I had for some time been trying to master the art of creating a torrent from a file and then using this to transfer information between computers either within our own network or to outsiders.
Well, I finally managed this.
I got all of my inspiration from these two links:
i) First you have to install μtorrent (also know as utorrent). As this only works in Windows, you need to install Wine.
Well, I've never used Wine before and didn't think I would ever need to, but now I am. However, this was primarily because the most clear tutorial on how to seed your own torrents was for μtorrent. With this knowledge I may be able to investigate how to to this in other bittorrent clients
ii) The second link is a very nice "video" tutorial on how to upload and seed torrents.

Some observations are of interest here:
1. μtorrent requires you to specify both your external IP and the port you want to use for the seeding. Now these may change so you must check your IP before you start and then do the built-in test on the viability of the chosen port.
2. Make sure you're seeding before downloading the torrent (I just emailed them over, but could also use IM or on the other computer as doesn't seem to be possible for download to start if seeding is started later.
3. I had initially chosen an upload rate of 22 kB/s and found that the actual upload rate stuck very close to this.
So, the next time, I tried it at 30 kB/s and, once again the rate averaged out at almso exactly 30 kB/s. What's strange here is that the "design" upload rate is something arond 25 kB/s so I'm amazed that you can get even higher. I might later try to see just how high you can really go.

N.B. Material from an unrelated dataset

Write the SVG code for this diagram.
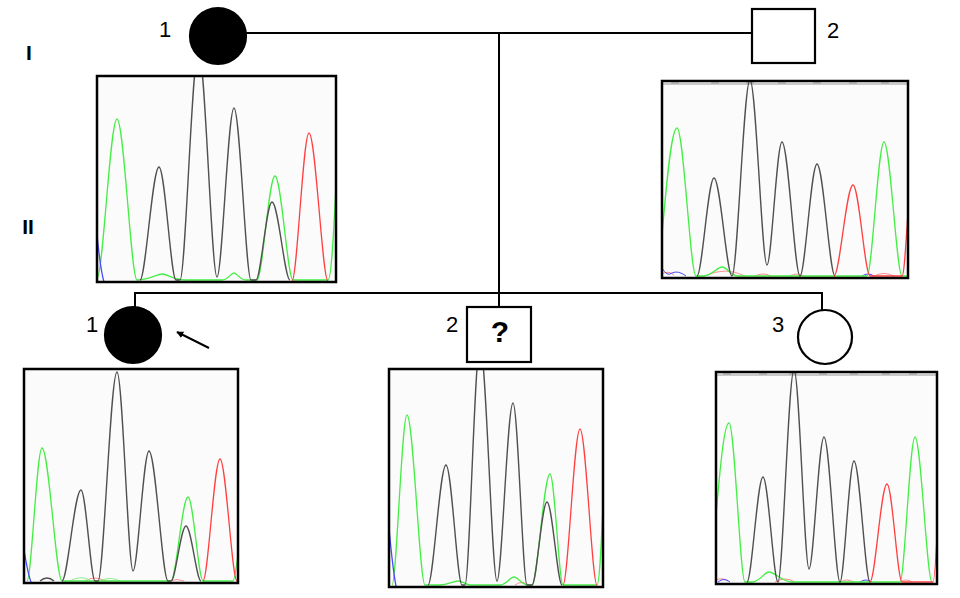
<svg xmlns="http://www.w3.org/2000/svg" width="960" height="598" viewBox="0 0 960 598">
<style>
.sym{stroke:#000;stroke-width:2.2;fill:#fff}
.aff{fill:#000}
.lbl{font-family:"Liberation Sans",Arial,sans-serif;font-size:22px;fill:#000}
.gen{font-family:"Liberation Sans",Arial,sans-serif;font-size:21px;font-weight:bold;fill:#000}
.q{font-family:"Liberation Sans",Arial,sans-serif;font-size:30px;font-weight:bold;fill:#000}
.con{stroke:#000;stroke-width:2;fill:none}
.box{fill:#fbfbfb;stroke:none}
.frame{fill:none;stroke:#000;stroke-width:2.5}
.g{fill:none;stroke:#44ee44;stroke-width:1.3}
.k{fill:none;stroke:#505050;stroke-width:1.4}
.r{fill:none;stroke:#ff4040;stroke-width:1.3}
.b{fill:none;stroke:#4848ff;stroke-width:1.3}
.rn{fill:none;stroke:#ff9090;stroke-width:1}
.gn{fill:none;stroke:#90ee90;stroke-width:1}
.top{stroke:#b8b8b8;stroke-width:1.5;fill:none}
.tick{stroke:#a0a0a0;stroke-width:1;fill:none}
</style>
<defs>
<clipPath id="c1"><rect x="97" y="76" width="239" height="206"/></clipPath>
<clipPath id="c2"><rect x="662" y="81" width="246" height="197"/></clipPath>
<clipPath id="c3"><rect x="24" y="369" width="214" height="214"/></clipPath>
<clipPath id="c4"><rect x="389" y="369" width="214" height="218"/></clipPath>
<clipPath id="c5"><rect x="716" y="372" width="221" height="212"/></clipPath>
<marker id="ah" viewBox="0 0 10 10" refX="9" refY="5" markerWidth="7" markerHeight="7" orient="auto" markerUnits="userSpaceOnUse">
<path d="M0,0 L10,5 L0,10 z" fill="#000"/>
</marker>
</defs>

<g id="connectors">
<line class="con" x1="246" y1="33" x2="752" y2="33"/>
<line class="con" x1="499" y1="33" x2="499" y2="293"/>
<line class="con" x1="135" y1="293" x2="822" y2="293"/>
<line class="con" x1="135" y1="292" x2="135" y2="307"/>
<line class="con" x1="499" y1="292" x2="499" y2="307"/>
<line class="con" x1="822" y1="292" x2="822" y2="310"/>
<line x1="209" y1="348" x2="177" y2="332" stroke="#000" stroke-width="2" marker-end="url(#ah)"/>
</g>

<text class="gen" x="29" y="60" text-anchor="middle">I</text>
<text class="gen" x="28" y="234" text-anchor="middle">II</text>

<g id="I-1">
<circle class="sym aff" cx="218" cy="36" r="28"/>
<text class="lbl" x="165" y="37" text-anchor="middle">1</text>
</g>
<g id="I-2">
<rect class="sym" x="752" y="9" width="63" height="54"/>
<text class="lbl" x="833" y="38" text-anchor="middle">2</text>
</g>
<g id="II-1">
<circle class="sym aff" cx="133" cy="335" r="28"/>
<text class="lbl" x="92" y="332" text-anchor="middle">1</text>
</g>
<g id="II-2">
<rect class="sym" x="467" y="307" width="64" height="55"/>
<text class="q" x="500" y="342" text-anchor="middle">?</text>
<text class="lbl" x="452" y="332" text-anchor="middle">2</text>
</g>
<g id="II-3">
<circle class="sym" cx="825" cy="337" r="27"/>
<text class="lbl" x="778" y="332" text-anchor="middle">3</text>
</g>

<g id="chrom-I-1">
<rect class="box" x="97" y="76" width="239" height="206"/>
<g clip-path="url(#c1)">
<path class="g" d="M97,278 C103,278 110,119 117,119 C124,119 131,280 137,280 C150,280 157,274 162,274 C167,274 174,280 185,280 L222,280 C228,280 231,273 234,273 C237,273 240,280 246,280 L257,280 C262.4,280 268.7,176 275,176 C281.3,176 287.6,280 293,280 L328,280 C333,280 336,170 338,150"/>
<path class="k" d="M140,280 C145.7,280 152.35,167 159,167 C164.95,167 170.9,280 176,280 L180,280 C185.55,280 192,50 198.5,50 C205,50 211.45,277 217,277 C222.1,277 228.05,108 234,108 C239.95,108 245.9,280 251,280 L256,280 C260.8,280 266.4,202 272,202 C278.3,202 284.6,280 290,280"/>
<path class="r" d="M292,281 C297.1,281 303.05,133 309,133 C315.65,133 322.3,281 328,281"/>
<path class="b" d="M97,235 C99,255 101,272 104,282"/>
</g>
<rect class="frame" x="97" y="76" width="239" height="206"/>
</g>

<g id="chrom-I-2">
<rect class="box" x="662" y="81" width="246" height="197"/>
<g clip-path="url(#c2)">
<line class="top" x1="662" y1="84" x2="908" y2="84"/>
<path class="tick" d="M671,83h8M711,83h8M746,83h8M778,83h8M813,83h8M849,83h8M881,83h8"/>
<path class="rn" d="M662,274 Q668,270 674,275 M705,276 Q725,266 745,276 M755,276 Q763,272 771,276 M790,276 Q797,272 804,276 M874,276 Q884,271 894,276"/>
<path class="b" d="M662,268 Q667,277 672,273 Q678,270 686,276 M862,276 Q868,272 874,276" style="stroke-width:1"/>
<path class="g" d="M662,235 C666,190 671,128 677,128 C683.65,128 690.3,276 696,276 L703,276 C712,276 717,267 722,267 C727,267 731,276 738,276 L867,276 C872.1,276 878.05,142 884,142 C890.3,142 896.6,276 902,276 L908,276"/>
<path class="k" d="M697,276 C702.1,276 708.05,178 714,178 C720.3,178 726.6,276 732,276 C737.4,276 743.7,80 750,80 C755.95,80 761.9,265 767,265 C771.5,265 776.75,142 782,142 C788.3,142 794.6,276 800,276 C805.1,276 811.05,164 817,164 C823.3,164 829.6,276 835,276"/>
<path class="r" d="M834,276 C839.7,276 846.35,185 853,185 C858.95,185 864.9,276 870,276 L902,276 C905,276 907,215 910,190"/>
</g>
<rect class="frame" x="662" y="81" width="246" height="197"/>
</g>

<g id="chrom-II-1">
<rect class="box" x="24" y="369" width="214" height="214"/>
<g clip-path="url(#c3)">
<path class="rn" d="M85,581 Q95,575 105,581 M170,581 Q177,578 184,581"/>
<path class="gn" d="M70,581 Q80,575 90,580 M100,581 Q110,576 120,581"/>
<path class="g" d="M27,581 C31.5,581 36.75,448 42,448 C49,448 56,581 62,581 L171,581 C176.1,581 182.05,497 188,497 C193.25,497 198.5,581 203,581 L233,581 C235,581 237,560 240,540"/>
<path class="k" d="M40,581 Q47,575 54,581 M62,581 C67.7,581 74.35,490 81,490 C85.9,490 90.8,581 95,581 L98,581 C103.7,581 110.35,372 117,372 C122.6,372 128.2,571 133,571 C137.8,571 143.4,451 149,451 C155.65,451 162.3,581 168,581 L171,581 C175.5,581 180.75,526 186,526 C191.25,526 196.5,581 201,581"/>
<path class="r" d="M203,581 C208.1,581 214.05,459 220,459 C225.95,459 231.9,581 237,581"/>
<path class="b" d="M24,550 C26,562 28,574 31,582"/>
</g>
<rect class="frame" x="24" y="369" width="214" height="214"/>
</g>

<g id="chrom-II-2">
<rect class="box" x="389" y="369" width="214" height="218"/>
<g clip-path="url(#c4)">
<path class="rn" d="M515,585 Q522,580 529,585"/>
<path class="g" d="M392,585 C396.5,585 401.75,415 407,415 C413.3,415 419.6,585 425,585 L440,585 C448,585 453,581 458,581 C463,581 466,585 470,585 L500,585 C506,585 510,577 514,577 C518,577 522,585 528,585 L532,585 C537.4,585 543.7,474 550,474 C554.55,474 559.1,585 563,585 L597,585 C600,585 602,530 605,460"/>
<path class="k" d="M428,585 C433.4,585 439.7,465 446,465 C451.6,465 457.2,585 462,585 L465,585 C469.5,585 474.75,345 480,345 C485.95,345 491.9,581 497,581 C501.8,581 507.4,403 513,403 C517.9,403 522.8,585 527,585 L532,585 C536.5,585 541.75,502 547,502 C552.25,502 557.5,585 562,585"/>
<path class="r" d="M563,585 C568.1,585 574.05,429 580,429 C585.95,429 591.9,585 597,585"/>
<path class="b" d="M389,528 C391,550 393,570 396,586"/>
</g>
<rect class="frame" x="389" y="369" width="214" height="218"/>
</g>

<g id="chrom-II-3">
<rect class="box" x="716" y="372" width="221" height="212"/>
<g clip-path="url(#c5)">
<line class="top" x1="716" y1="375" x2="937" y2="375"/>
<path class="tick" d="M723,374h8M759,374h8M789,374h8M819,374h8M850,374h8M882,374h8M909,374h8"/>
<path class="rn" d="M716,580 Q722,577 728,581 M775,582 Q785,576 795,582 M840,582 Q847,578 854,582 M900,582 Q906,578 912,582"/>
<path class="b" d="M718,582 Q724,577 730,582 M860,582 Q866,578 872,582" style="stroke-width:1"/>
<path class="g" d="M716,515 C720,470 724,423 729,423 C734.6,423 740.2,582 745,582 L752,582 C760,582 764,572 769,572 C775,572 782,582 792,582 L900,582 C904.5,582 909.75,437 915,437 C920.95,437 926.9,582 932,582"/>
<path class="k" d="M747,582 C751.8,582 757.4,477 763,477 C768.25,477 773.5,582 778,582 C782.8,582 788.4,370 794,370 C799.25,370 804.5,569 809,569 C813.5,569 818.75,437 824,437 C829.6,437 835.2,582 840,582 C844.2,582 849.1,461 854,461 C859.6,461 865.2,582 870,582"/>
<path class="r" d="M870,582 C875.1,582 881.05,484 887,484 C892.25,484 897.5,582 902,582 L933,582 C935,582 937,540 939,490"/>
</g>
<rect class="frame" x="716" y="372" width="221" height="212"/>
</g>
</svg>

4. There's a problem starting to occurr frequently with torrent downloads and I saw it with this technique too. This where, the download reaches something like 99.9% of total and then the rate goes to zero. I have often just stopped the transfer and resumed it where, after checking the files, it came back at 100% like it had underestimated how much had actually been transferred.
This time, one file (14 MB) only went as far as 99.8% and wouldn't go any further despite many stop-resume attempts. So, then I listened to it (was a podcast) and it seemed fine, like it really had completely transferred but was incorrectly counted.